- _Task inputs_:
━━━━━━━━━━
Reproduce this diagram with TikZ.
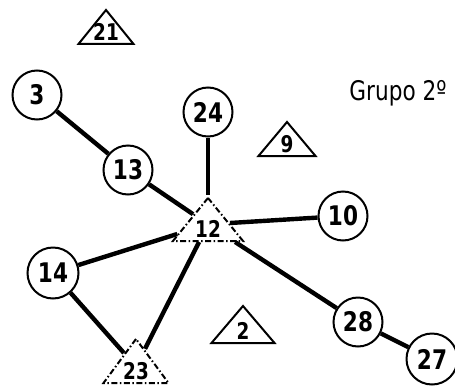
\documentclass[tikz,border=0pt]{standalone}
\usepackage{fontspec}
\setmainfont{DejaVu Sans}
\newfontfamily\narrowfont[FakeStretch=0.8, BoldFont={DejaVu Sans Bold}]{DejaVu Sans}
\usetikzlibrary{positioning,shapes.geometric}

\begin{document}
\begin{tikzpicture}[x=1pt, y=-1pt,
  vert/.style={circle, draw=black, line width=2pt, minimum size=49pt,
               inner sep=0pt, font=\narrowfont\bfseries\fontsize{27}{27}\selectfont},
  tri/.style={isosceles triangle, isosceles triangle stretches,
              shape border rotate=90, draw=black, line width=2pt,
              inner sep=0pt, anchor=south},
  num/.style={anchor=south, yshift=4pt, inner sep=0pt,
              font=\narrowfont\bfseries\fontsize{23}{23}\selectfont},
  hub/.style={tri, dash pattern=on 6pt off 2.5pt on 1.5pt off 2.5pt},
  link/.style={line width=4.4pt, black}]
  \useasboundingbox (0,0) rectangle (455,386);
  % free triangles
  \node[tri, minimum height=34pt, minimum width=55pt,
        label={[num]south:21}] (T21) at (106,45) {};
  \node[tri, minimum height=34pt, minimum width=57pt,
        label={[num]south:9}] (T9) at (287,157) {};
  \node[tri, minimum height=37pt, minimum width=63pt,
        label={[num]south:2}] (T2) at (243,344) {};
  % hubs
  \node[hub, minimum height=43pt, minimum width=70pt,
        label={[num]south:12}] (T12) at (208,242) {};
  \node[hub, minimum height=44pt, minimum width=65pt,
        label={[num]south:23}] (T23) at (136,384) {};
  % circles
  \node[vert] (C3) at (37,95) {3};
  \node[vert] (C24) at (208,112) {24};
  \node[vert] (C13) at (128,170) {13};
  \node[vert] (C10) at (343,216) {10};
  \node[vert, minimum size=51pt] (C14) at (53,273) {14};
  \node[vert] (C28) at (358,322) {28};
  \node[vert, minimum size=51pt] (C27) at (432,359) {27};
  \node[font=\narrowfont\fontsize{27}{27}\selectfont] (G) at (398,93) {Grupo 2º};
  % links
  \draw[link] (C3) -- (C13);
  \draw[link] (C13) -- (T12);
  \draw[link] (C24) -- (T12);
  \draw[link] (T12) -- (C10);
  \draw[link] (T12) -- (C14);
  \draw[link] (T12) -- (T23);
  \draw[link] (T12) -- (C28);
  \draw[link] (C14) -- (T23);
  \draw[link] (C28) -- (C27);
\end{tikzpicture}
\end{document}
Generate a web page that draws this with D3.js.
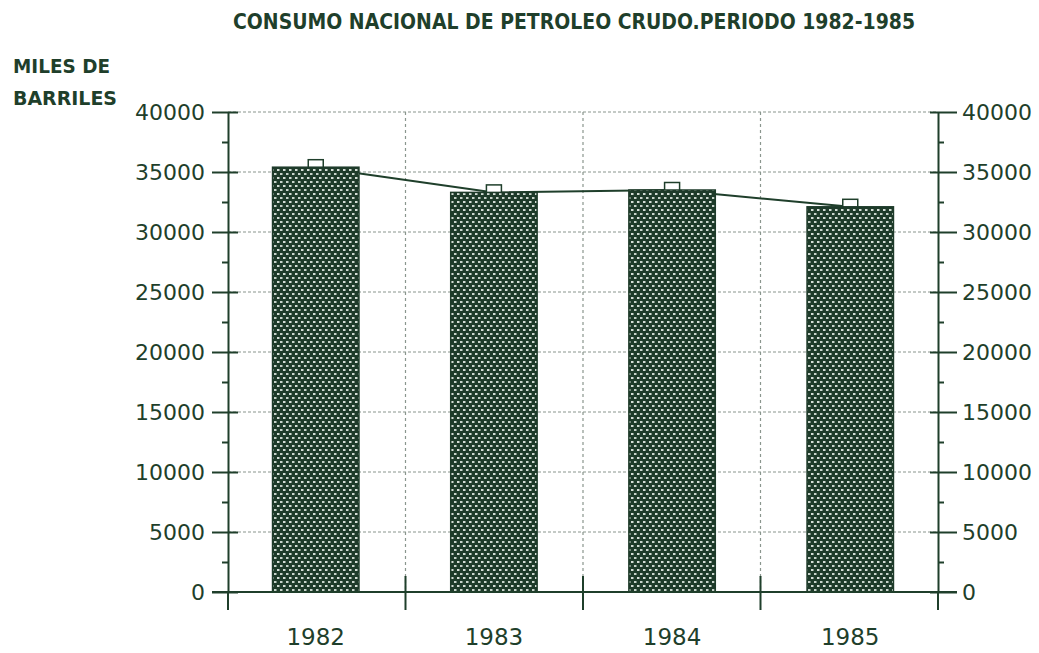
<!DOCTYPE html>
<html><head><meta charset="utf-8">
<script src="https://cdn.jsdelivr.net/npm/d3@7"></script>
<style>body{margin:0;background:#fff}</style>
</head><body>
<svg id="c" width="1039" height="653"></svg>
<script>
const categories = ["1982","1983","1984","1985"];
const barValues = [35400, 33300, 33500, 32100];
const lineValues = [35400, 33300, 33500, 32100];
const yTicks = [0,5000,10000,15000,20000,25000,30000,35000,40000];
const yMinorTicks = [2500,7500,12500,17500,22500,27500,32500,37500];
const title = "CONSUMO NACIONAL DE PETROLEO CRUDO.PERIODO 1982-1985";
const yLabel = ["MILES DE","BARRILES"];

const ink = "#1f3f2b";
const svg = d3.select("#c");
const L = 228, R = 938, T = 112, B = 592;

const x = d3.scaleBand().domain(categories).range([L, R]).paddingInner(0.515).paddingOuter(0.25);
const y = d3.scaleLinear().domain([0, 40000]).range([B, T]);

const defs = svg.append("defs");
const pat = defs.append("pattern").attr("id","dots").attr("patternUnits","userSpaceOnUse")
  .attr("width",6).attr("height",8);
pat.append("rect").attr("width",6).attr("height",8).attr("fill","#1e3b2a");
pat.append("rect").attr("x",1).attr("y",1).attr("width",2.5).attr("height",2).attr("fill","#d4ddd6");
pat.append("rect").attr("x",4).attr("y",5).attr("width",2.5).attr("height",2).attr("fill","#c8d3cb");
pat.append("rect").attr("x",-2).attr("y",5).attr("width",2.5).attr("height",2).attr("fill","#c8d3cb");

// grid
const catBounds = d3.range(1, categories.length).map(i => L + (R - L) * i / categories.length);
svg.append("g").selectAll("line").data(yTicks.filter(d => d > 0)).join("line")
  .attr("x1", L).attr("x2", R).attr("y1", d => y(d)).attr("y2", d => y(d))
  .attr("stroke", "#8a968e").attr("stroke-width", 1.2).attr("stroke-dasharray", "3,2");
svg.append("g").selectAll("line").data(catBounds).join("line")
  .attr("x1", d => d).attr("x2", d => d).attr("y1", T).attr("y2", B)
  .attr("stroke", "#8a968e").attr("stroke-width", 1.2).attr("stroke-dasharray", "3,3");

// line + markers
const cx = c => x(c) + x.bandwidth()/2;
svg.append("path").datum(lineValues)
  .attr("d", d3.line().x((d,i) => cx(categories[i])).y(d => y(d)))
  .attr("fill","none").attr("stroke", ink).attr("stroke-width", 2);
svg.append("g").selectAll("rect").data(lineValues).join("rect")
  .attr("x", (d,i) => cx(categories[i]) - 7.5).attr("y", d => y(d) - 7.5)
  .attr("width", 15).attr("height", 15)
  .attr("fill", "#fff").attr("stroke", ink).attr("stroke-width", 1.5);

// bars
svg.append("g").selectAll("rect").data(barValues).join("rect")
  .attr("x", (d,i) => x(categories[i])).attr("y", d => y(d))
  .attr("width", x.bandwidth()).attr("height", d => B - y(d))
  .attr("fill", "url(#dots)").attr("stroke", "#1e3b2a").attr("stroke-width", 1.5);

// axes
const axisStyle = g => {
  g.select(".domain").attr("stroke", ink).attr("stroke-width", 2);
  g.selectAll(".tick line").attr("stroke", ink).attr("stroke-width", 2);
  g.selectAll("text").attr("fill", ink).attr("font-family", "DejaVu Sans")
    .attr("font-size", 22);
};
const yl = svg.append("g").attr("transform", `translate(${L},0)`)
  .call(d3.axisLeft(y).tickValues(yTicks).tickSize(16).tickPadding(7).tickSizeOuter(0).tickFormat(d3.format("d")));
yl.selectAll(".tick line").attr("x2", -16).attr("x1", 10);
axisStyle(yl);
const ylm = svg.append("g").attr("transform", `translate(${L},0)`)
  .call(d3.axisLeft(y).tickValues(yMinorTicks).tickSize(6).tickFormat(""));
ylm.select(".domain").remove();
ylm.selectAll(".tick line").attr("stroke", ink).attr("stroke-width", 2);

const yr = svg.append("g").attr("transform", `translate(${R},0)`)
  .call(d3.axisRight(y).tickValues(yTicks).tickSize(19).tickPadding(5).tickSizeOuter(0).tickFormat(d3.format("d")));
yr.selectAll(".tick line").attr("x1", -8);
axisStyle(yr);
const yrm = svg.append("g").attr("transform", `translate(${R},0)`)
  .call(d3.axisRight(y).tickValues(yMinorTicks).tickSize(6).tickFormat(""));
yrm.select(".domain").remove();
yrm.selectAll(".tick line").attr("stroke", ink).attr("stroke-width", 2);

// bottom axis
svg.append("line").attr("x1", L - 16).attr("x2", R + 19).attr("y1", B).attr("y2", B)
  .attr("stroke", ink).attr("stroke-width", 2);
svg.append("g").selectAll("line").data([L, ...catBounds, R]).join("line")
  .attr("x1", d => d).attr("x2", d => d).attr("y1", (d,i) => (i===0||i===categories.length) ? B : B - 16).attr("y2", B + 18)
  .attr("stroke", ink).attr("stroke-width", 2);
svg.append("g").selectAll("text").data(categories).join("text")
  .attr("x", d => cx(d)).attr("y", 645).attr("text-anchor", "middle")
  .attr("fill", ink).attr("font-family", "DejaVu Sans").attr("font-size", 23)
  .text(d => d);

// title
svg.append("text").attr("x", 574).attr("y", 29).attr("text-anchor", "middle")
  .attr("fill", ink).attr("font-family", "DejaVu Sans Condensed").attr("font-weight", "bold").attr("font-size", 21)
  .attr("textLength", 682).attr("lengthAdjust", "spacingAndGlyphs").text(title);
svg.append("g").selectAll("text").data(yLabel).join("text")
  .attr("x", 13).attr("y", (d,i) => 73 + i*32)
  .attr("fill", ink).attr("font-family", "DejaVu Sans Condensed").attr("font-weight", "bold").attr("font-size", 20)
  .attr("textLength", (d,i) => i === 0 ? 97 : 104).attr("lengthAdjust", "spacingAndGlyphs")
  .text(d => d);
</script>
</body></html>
━━━━━━━━━━
- _Your goal_: Above are some records. Reproduce the lines from the one with "Generate a web" down to the one with "const y = d3.scaleLinear().domain([0, 40000]).range([B, T]);", keeping both, and leave every picture out.

- _Written response_:
Generate a web page that draws this with D3.js.
<!DOCTYPE html>
<html><head><meta charset="utf-8">
<script src="https://cdn.jsdelivr.net/npm/d3@7"></script>
<style>body{margin:0;background:#fff}</style>
</head><body>
<svg id="c" width="1039" height="653"></svg>
<script>
const categories = ["1982","1983","1984","1985"];
const barValues = [35400, 33300, 33500, 32100];
const lineValues = [35400, 33300, 33500, 32100];
const yTicks = [0,5000,10000,15000,20000,25000,30000,35000,40000];
const yMinorTicks = [2500,7500,12500,17500,22500,27500,32500,37500];
const title = "CONSUMO NACIONAL DE PETROLEO CRUDO.PERIODO 1982-1985";
const yLabel = ["MILES DE","BARRILES"];

const ink = "#1f3f2b";
const svg = d3.select("#c");
const L = 228, R = 938, T = 112, B = 592;

const x = d3.scaleBand().domain(categories).range([L, R]).paddingInner(0.515).paddingOuter(0.25);
const y = d3.scaleLinear().domain([0, 40000]).range([B, T]);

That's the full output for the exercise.